I’ve been a veggie for over a decade now! It was the best decision I’ve ever made. This food looks incredible!!! Wish I could have joined your group that night 😉
What a fabulous group of foodies you have. I am dipping my toe into the realms of vegetarianism, so this post was wonderful and inspiring (wish I was invited! ) 😉
I’d love to be part of a cooking group with friends…..sharing love, food and laughter. I’m so glad it brings a spark into your life week after week. Everything looks great but love the onions rings and your clementine tart. Stay well
Oh, how I wished much MUCH closer to you my dear lady, this cooking club sounds wonderful.

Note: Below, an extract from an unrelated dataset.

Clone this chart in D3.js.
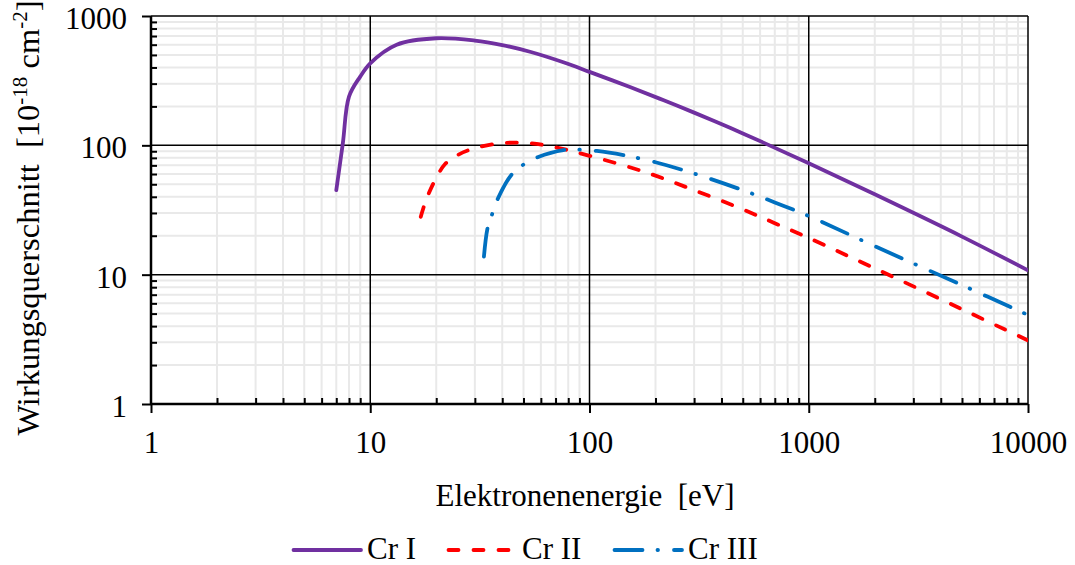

Absolutely digging the menu, I tried to be a vegetarian once, apparently we need to be careful, gotta have the right blood type or something, anyways, I don’t know if Im the right blood type, but I do know that my food was lacking… Meat… 🙂 I think I did half a day and I was back to my ‘carnivore’ ways.
Great post!
Wow, these photos are really making me hungry. I eat anything and everything but even though I like meat I don’t want to eat it all the time and actually LOVE great vegetarian food. The lack of meat often means the flavours of the vegetable dish are more intense.
I love the idea of gathering friends together to cook and eat! I used to hold monthly pot luck dinners with friends in New York City and they were very fun. Unfortunately, kitchens in Hong Kong are even smaller than those in NYC and I barely have space to cook for myself and my boyfriend!
I’m not vegetarian either but when I was traveling in India, I went vegetarian for the three months I was there. I’ve since gone back to eating meat but it certainly opened my eyes to the fact that vegetarianism doesn’t mean bland, boring food. Which, you’re also clearly demonstrating here!
I want that clementine tart! =)
All day today I have foos like these… and it was delicious!!!
I always love hearing about the meals you and your CEC create. They are always so inventive and filled with so many fun tales! I love that you guys are doing vegetarian month. Your soup sounds delicious, as does that tofu!
Vegetarian who cares it looks delecious, we often eat vegetarian!
Aww, so sweet, and so yummy!
oh yum yum…if I can’t cook can I just come and sample, heheh??
Wait! Clementine tart? How am I just hearing about this sure-to-be-a-tastebud-pleaser? Oh my!
Lovely, lovely post as always.
Everything looks so wonderful!!! The desert looks particularly delish.